The grievance mechanism is applicable to news media as well as other digital media. The self-regulating body would be headed by a retired judge of either a high court or supreme court or an eminent person in the field. The government-appointed oversight mechanism and an Inter Departmental Committee (IDS) would consist of the representatives of various ministries, empowerd to seek hearings on violation of code of ethics.

The joint secretary level or senior officer will be authorised to direct the blocking of content. There would be removal of content on the direction of court.

Digital media outlets must follow the code of ethics laid down under the Press Council of India and Cable and TV Regulation Act.

OTTs will have to categorise content into five age-based categories.

Social media platforms need to disclose first originator of mischievous messages which may lead to law and order problem.

The government calls it light touch regulations.

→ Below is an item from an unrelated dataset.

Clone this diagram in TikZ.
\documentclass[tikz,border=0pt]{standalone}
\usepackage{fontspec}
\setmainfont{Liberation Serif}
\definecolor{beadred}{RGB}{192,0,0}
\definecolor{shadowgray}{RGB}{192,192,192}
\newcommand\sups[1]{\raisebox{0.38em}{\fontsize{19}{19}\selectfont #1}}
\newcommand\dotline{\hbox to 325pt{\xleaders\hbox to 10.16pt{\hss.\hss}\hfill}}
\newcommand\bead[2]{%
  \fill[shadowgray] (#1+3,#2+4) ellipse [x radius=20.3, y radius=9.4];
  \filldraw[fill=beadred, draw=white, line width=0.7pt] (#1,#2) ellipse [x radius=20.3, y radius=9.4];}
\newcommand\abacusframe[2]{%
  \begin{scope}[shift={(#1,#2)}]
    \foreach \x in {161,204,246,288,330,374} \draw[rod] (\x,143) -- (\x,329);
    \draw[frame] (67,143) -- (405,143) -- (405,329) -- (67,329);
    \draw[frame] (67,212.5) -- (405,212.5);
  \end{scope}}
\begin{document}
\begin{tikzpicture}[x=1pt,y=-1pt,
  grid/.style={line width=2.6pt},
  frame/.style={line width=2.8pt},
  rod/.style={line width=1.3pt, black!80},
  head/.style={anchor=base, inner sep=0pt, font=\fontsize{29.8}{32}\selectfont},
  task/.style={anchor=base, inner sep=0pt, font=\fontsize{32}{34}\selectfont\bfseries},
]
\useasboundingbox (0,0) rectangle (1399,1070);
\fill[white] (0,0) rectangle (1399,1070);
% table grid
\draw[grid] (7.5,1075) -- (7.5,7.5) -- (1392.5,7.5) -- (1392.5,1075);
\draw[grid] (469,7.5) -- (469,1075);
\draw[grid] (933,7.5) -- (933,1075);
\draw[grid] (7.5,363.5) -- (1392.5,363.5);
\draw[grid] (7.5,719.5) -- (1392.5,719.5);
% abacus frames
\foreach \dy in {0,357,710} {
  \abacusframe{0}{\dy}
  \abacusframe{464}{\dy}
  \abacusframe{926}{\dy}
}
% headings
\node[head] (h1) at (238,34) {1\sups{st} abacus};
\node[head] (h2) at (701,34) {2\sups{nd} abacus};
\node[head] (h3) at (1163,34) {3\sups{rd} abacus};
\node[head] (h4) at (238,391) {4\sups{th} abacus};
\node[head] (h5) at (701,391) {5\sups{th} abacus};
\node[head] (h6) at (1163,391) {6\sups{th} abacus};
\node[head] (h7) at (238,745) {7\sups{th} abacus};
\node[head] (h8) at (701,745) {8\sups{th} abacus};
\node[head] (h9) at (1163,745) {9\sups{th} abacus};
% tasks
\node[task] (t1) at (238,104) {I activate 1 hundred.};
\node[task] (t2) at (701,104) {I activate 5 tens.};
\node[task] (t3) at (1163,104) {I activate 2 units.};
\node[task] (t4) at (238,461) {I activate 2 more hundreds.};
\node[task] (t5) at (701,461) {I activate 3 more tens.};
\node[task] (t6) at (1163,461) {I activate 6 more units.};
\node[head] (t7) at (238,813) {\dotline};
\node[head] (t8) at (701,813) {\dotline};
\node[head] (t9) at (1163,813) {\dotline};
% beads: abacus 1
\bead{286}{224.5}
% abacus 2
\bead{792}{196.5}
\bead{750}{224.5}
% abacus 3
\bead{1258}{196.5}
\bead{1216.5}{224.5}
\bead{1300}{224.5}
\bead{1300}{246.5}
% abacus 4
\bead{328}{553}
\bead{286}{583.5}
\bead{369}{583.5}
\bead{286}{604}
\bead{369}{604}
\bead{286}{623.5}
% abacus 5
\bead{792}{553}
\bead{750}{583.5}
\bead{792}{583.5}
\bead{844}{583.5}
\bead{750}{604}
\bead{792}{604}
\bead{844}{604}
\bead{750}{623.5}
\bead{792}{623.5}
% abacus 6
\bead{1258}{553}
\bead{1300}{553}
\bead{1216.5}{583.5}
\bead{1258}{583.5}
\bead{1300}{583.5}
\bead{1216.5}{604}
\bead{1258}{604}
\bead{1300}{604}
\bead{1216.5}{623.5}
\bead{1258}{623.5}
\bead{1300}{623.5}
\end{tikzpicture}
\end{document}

As the oversight mechanism is sought to be created through rules and not to by legislative backing, it is to be seen how far it is constitutional or within the ambit of law.

Disclosure of the originator of the message requires the breaking of encryption. It is going to difficult for the messengers to do this.

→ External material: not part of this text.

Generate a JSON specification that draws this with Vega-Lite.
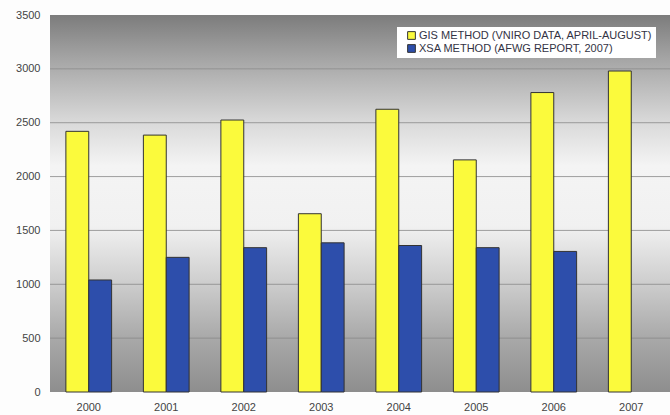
{
  "$schema": "https://vega.github.io/schema/vega-lite/v6.json",
  "width": 620,
  "height": 377,
  "autosize": "none",
  "padding": {"left": 50, "top": 15, "right": 0, "bottom": 23},
  "background": "#fdfdfd",
  "config": {
    "view": {"stroke": null},
    "font": "Liberation Sans"
  },
  "datasets": {
    "bars": [
      {"year": "2000", "method": "GIS METHOD (VNIRO DATA, APRIL-AUGUST)", "value": 2420},
      {"year": "2000", "method": "XSA METHOD (AFWG REPORT, 2007)", "value": 1040},
      {"year": "2001", "method": "GIS METHOD (VNIRO DATA, APRIL-AUGUST)", "value": 2385},
      {"year": "2001", "method": "XSA METHOD (AFWG REPORT, 2007)", "value": 1250},
      {"year": "2002", "method": "GIS METHOD (VNIRO DATA, APRIL-AUGUST)", "value": 2525},
      {"year": "2002", "method": "XSA METHOD (AFWG REPORT, 2007)", "value": 1340},
      {"year": "2003", "method": "GIS METHOD (VNIRO DATA, APRIL-AUGUST)", "value": 1655},
      {"year": "2003", "method": "XSA METHOD (AFWG REPORT, 2007)", "value": 1385},
      {"year": "2004", "method": "GIS METHOD (VNIRO DATA, APRIL-AUGUST)", "value": 2625},
      {"year": "2004", "method": "XSA METHOD (AFWG REPORT, 2007)", "value": 1360},
      {"year": "2005", "method": "GIS METHOD (VNIRO DATA, APRIL-AUGUST)", "value": 2155},
      {"year": "2005", "method": "XSA METHOD (AFWG REPORT, 2007)", "value": 1340},
      {"year": "2006", "method": "GIS METHOD (VNIRO DATA, APRIL-AUGUST)", "value": 2780},
      {"year": "2006", "method": "XSA METHOD (AFWG REPORT, 2007)", "value": 1305},
      {"year": "2007", "method": "GIS METHOD (VNIRO DATA, APRIL-AUGUST)", "value": 2980}
    ],
    "grid": [
      {"tick": 500}, {"tick": 1000}, {"tick": 1500}, {"tick": 2000},
      {"tick": 2500}, {"tick": 3000}
    ],
    "bg": [{"lo": 0, "hi": 3500}]
  },
  "layer": [
    {
      "data": {"name": "bg"},
      "mark": {
        "type": "rect",
        "color": {
          "gradient": "linear",
          "x1": 0, "y1": 0, "x2": 0, "y2": 1,
          "stops": [
            {"offset": 0, "color": "#7c7c7c"},
            {"offset": 0.12, "color": "#a6a6a6"},
            {"offset": 0.28, "color": "#d8d8d8"},
            {"offset": 0.4, "color": "#f4f4f4"},
            {"offset": 0.56, "color": "#f1f1f1"},
            {"offset": 0.7, "color": "#d0d0d0"},
            {"offset": 0.86, "color": "#a8a8a8"},
            {"offset": 1, "color": "#8e8e8e"}
          ]
        }
      },
      "encoding": {
        "y": {"field": "lo", "type": "quantitative", "scale": {"domain": [0, 3500], "nice": false}},
        "y2": {"field": "hi"}
      }
    },
    {
      "data": {"name": "grid"},
      "mark": {"type": "rule", "color": "#8a8a8a", "strokeWidth": 1, "opacity": 0.8},
      "encoding": {
        "y": {"field": "tick", "type": "quantitative"}
      }
    },
    {
      "data": {"name": "bars"},
      "mark": {"type": "bar", "stroke": "#333333", "strokeWidth": 1},
      "encoding": {
        "x": {
          "field": "year", "type": "nominal",
          "scale": {"paddingInner": 0.41, "paddingOuter": 0.205},
          "axis": {
            "title": null, "labelAngle": 0, "ticks": false, "domain": false,
            "labelFontSize": 11, "labelColor": "#444444", "labelPadding": 9
          }
        },
        "xOffset": {"field": "method", "type": "nominal"},
        "y": {
          "field": "value", "type": "quantitative",
          "scale": {"domain": [0, 3500], "nice": false},
          "axis": {
            "title": null, "values": [0, 500, 1000, 1500, 2000, 2500, 3000, 3500],
            "format": "d",
            "grid": false, "ticks": false, "domain": false,
            "labelFontSize": 11, "labelColor": "#444444", "labelPadding": 10
          }
        },
        "color": {
          "field": "method", "type": "nominal",
          "scale": {
            "domain": ["GIS METHOD (VNIRO DATA, APRIL-AUGUST)", "XSA METHOD (AFWG REPORT, 2007)"],
            "range": ["#fbfa3c", "#2d4eab"]
          },
          "legend": {
            "title": null, "orient": "none", "legendX": 347, "legendY": 12,
            "fillColor": "#ffffff", "padding": 3, "rowPadding": 0,
            "symbolType": "square", "symbolSize": 60, "symbolStrokeColor": "#333333",
            "symbolStrokeWidth": 1, "labelFontSize": 11, "labelColor": "#333344",
            "labelLimit": 400, "symbolOffset": 6, "labelOffset": 2
          }
        }
      }
    }
  ]
}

Platforms are asked to take into consideration India’s multi-racial and multi-religious context and exercise caution.

There seems to be clubbing of streaming content, social media and digital media — all under one umbrella. News on digital media from established TV channels and print media already comply with legislations, code and do self-regulation. It is social media that is fully unfettered. Rules are subordinate regulations However, these cannot be sweeping. Oversight authority could be used to arm-twist by the State and there could be a deluge of trolling on select media. The government must focus on a robust data protection legislation to regulate social media content. And news platforms must not be clubbed with social media.

In the redressal mechanism at the third tier, the publishers can be asked by an IDC to remove the content even before a judicial process declares it fake or otherwise damaging. The prescribed content can range from defamatory to threatening public order or violating decency or morality. Here there are chances of abuse.

SC had dismissed a petition against a request to ban a film on grounds of nudity and vulgarity. It said that the film should not be watched. These are the matters of art and entertainment. It had championed the artistic and creative freedom. Currently, SC expects the government to monitor OTT platforms. It is a decision the users take — to stream or not to stream. It constitutes a decision in privacy. It becomes moral policing. SC has suggested legislation, as the Code lacks teeth. The government has informed SC that the guidelines are the rules formed under the IT Act which has sections 67, 67A and 67B dealing with pornography and obscenity. There is punishment ranging from 3-5 years and additional fines can be imposed. The government feels there is no need to bring any new legislation.